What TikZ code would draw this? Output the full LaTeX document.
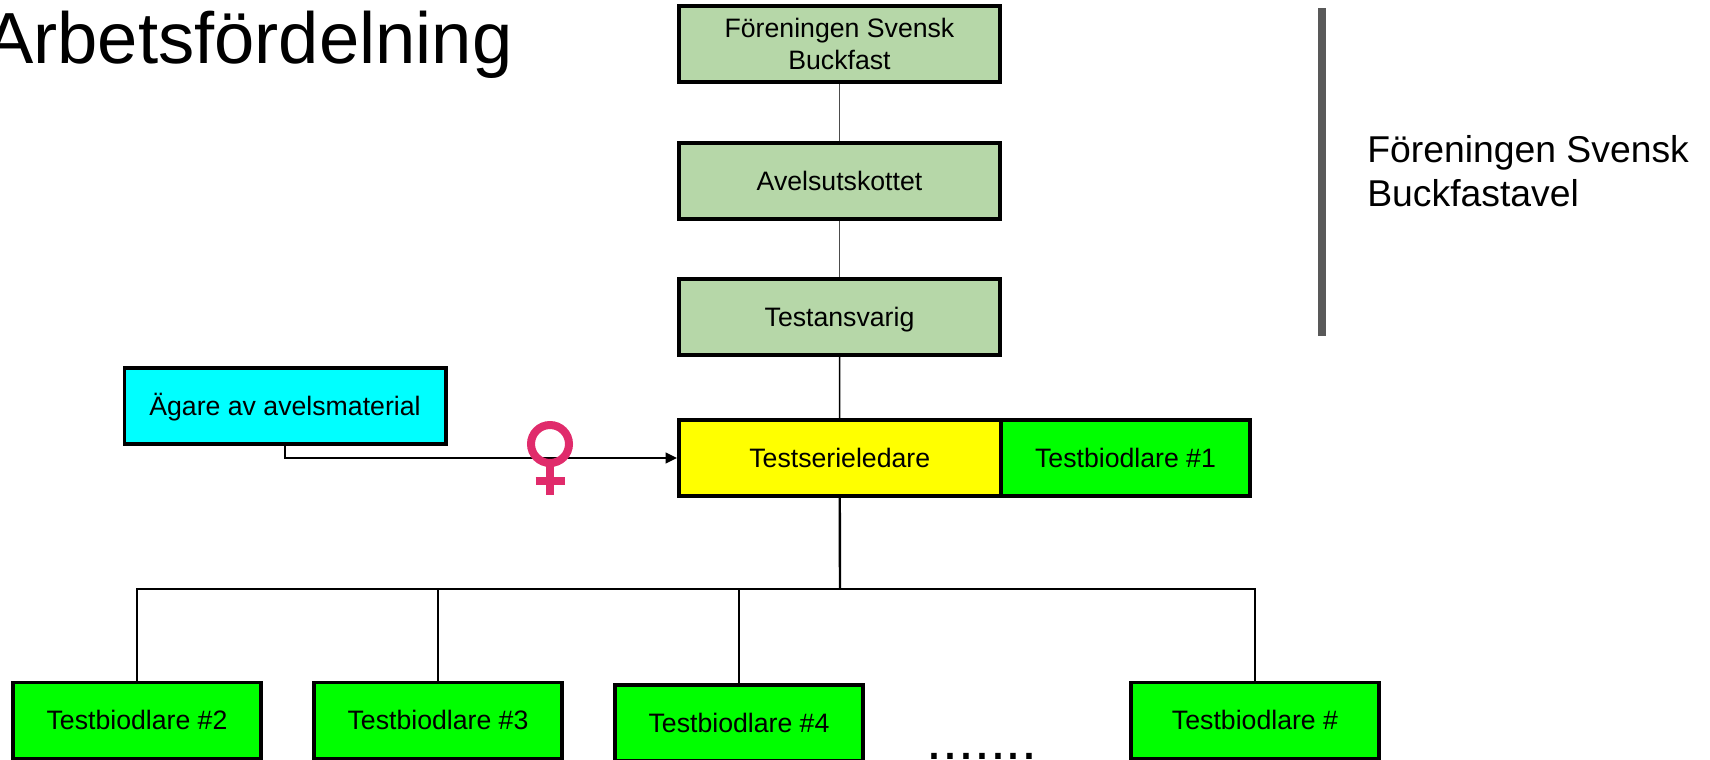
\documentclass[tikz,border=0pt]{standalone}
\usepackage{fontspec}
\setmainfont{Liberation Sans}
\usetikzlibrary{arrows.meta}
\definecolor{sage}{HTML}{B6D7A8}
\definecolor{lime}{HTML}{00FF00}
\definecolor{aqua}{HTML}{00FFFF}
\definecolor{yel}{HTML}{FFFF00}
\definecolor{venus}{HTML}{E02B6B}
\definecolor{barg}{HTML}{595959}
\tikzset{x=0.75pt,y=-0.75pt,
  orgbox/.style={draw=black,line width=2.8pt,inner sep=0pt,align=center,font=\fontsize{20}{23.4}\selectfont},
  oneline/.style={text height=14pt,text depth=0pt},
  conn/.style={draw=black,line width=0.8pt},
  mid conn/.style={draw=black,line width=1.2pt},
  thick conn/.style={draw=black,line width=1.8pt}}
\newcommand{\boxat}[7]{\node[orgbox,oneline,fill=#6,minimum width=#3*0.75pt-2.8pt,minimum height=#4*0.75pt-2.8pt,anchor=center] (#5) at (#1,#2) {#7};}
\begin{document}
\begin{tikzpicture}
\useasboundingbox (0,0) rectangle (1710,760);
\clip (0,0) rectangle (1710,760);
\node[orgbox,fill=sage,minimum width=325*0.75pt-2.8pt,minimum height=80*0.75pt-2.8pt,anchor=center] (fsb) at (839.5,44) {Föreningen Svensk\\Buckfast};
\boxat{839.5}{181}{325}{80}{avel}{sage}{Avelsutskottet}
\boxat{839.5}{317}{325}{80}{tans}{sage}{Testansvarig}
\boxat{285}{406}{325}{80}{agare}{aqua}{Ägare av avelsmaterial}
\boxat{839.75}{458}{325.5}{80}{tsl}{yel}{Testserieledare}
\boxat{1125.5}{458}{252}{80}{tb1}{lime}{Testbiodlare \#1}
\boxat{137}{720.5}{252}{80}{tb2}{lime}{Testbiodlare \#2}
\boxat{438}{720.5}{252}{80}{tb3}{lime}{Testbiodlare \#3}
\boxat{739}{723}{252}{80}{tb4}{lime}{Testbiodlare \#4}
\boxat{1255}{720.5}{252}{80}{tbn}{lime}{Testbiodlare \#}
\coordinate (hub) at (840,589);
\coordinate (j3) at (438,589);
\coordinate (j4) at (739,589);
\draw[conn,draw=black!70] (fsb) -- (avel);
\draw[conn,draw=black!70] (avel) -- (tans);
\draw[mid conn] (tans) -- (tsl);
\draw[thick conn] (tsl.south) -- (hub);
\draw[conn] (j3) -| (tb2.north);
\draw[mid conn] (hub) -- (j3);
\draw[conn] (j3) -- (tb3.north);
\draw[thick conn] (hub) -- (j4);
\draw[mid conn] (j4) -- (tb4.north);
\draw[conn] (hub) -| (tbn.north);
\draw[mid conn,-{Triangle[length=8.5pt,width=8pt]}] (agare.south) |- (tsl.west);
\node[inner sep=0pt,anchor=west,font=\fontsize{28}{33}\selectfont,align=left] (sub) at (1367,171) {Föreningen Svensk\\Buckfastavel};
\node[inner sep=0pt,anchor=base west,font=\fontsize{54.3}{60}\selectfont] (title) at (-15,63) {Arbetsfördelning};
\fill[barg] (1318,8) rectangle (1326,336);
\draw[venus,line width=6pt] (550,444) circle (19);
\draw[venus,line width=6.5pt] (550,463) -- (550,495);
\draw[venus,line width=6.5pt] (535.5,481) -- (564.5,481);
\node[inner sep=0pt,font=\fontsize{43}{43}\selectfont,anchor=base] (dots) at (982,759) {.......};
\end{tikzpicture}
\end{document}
################
What this task involves: Copy the whole listing above word for word but do not carry over the pictures.

Final result:
What TikZ code would draw this? Output the full LaTeX document.
\documentclass[tikz,border=0pt]{standalone}
\usepackage{fontspec}
\setmainfont{Liberation Sans}
\usetikzlibrary{arrows.meta}
\definecolor{sage}{HTML}{B6D7A8}
\definecolor{lime}{HTML}{00FF00}
\definecolor{aqua}{HTML}{00FFFF}
\definecolor{yel}{HTML}{FFFF00}
\definecolor{venus}{HTML}{E02B6B}
\definecolor{barg}{HTML}{595959}
\tikzset{x=0.75pt,y=-0.75pt,
  orgbox/.style={draw=black,line width=2.8pt,inner sep=0pt,align=center,font=\fontsize{20}{23.4}\selectfont},
  oneline/.style={text height=14pt,text depth=0pt},
  conn/.style={draw=black,line width=0.8pt},
  mid conn/.style={draw=black,line width=1.2pt},
  thick conn/.style={draw=black,line width=1.8pt}}
\newcommand{\boxat}[7]{\node[orgbox,oneline,fill=#6,minimum width=#3*0.75pt-2.8pt,minimum height=#4*0.75pt-2.8pt,anchor=center] (#5) at (#1,#2) {#7};}
\begin{document}
\begin{tikzpicture}
\useasboundingbox (0,0) rectangle (1710,760);
\clip (0,0) rectangle (1710,760);
\node[orgbox,fill=sage,minimum width=325*0.75pt-2.8pt,minimum height=80*0.75pt-2.8pt,anchor=center] (fsb) at (839.5,44) {Föreningen Svensk\\Buckfast};
\boxat{839.5}{181}{325}{80}{avel}{sage}{Avelsutskottet}
\boxat{839.5}{317}{325}{80}{tans}{sage}{Testansvarig}
\boxat{285}{406}{325}{80}{agare}{aqua}{Ägare av avelsmaterial}
\boxat{839.75}{458}{325.5}{80}{tsl}{yel}{Testserieledare}
\boxat{1125.5}{458}{252}{80}{tb1}{lime}{Testbiodlare \#1}
\boxat{137}{720.5}{252}{80}{tb2}{lime}{Testbiodlare \#2}
\boxat{438}{720.5}{252}{80}{tb3}{lime}{Testbiodlare \#3}
\boxat{739}{723}{252}{80}{tb4}{lime}{Testbiodlare \#4}
\boxat{1255}{720.5}{252}{80}{tbn}{lime}{Testbiodlare \#}
\coordinate (hub) at (840,589);
\coordinate (j3) at (438,589);
\coordinate (j4) at (739,589);
\draw[conn,draw=black!70] (fsb) -- (avel);
\draw[conn,draw=black!70] (avel) -- (tans);
\draw[mid conn] (tans) -- (tsl);
\draw[thick conn] (tsl.south) -- (hub);
\draw[conn] (j3) -| (tb2.north);
\draw[mid conn] (hub) -- (j3);
\draw[conn] (j3) -- (tb3.north);
\draw[thick conn] (hub) -- (j4);
\draw[mid conn] (j4) -- (tb4.north);
\draw[conn] (hub) -| (tbn.north);
\draw[mid conn,-{Triangle[length=8.5pt,width=8pt]}] (agare.south) |- (tsl.west);
\node[inner sep=0pt,anchor=west,font=\fontsize{28}{33}\selectfont,align=left] (sub) at (1367,171) {Föreningen Svensk\\Buckfastavel};
\node[inner sep=0pt,anchor=base west,font=\fontsize{54.3}{60}\selectfont] (title) at (-15,63) {Arbetsfördelning};
\fill[barg] (1318,8) rectangle (1326,336);
\draw[venus,line width=6pt] (550,444) circle (19);
\draw[venus,line width=6.5pt] (550,463) -- (550,495);
\draw[venus,line width=6.5pt] (535.5,481) -- (564.5,481);
\node[inner sep=0pt,font=\fontsize{43}{43}\selectfont,anchor=base] (dots) at (982,759) {.......};
\end{tikzpicture}
\end{document}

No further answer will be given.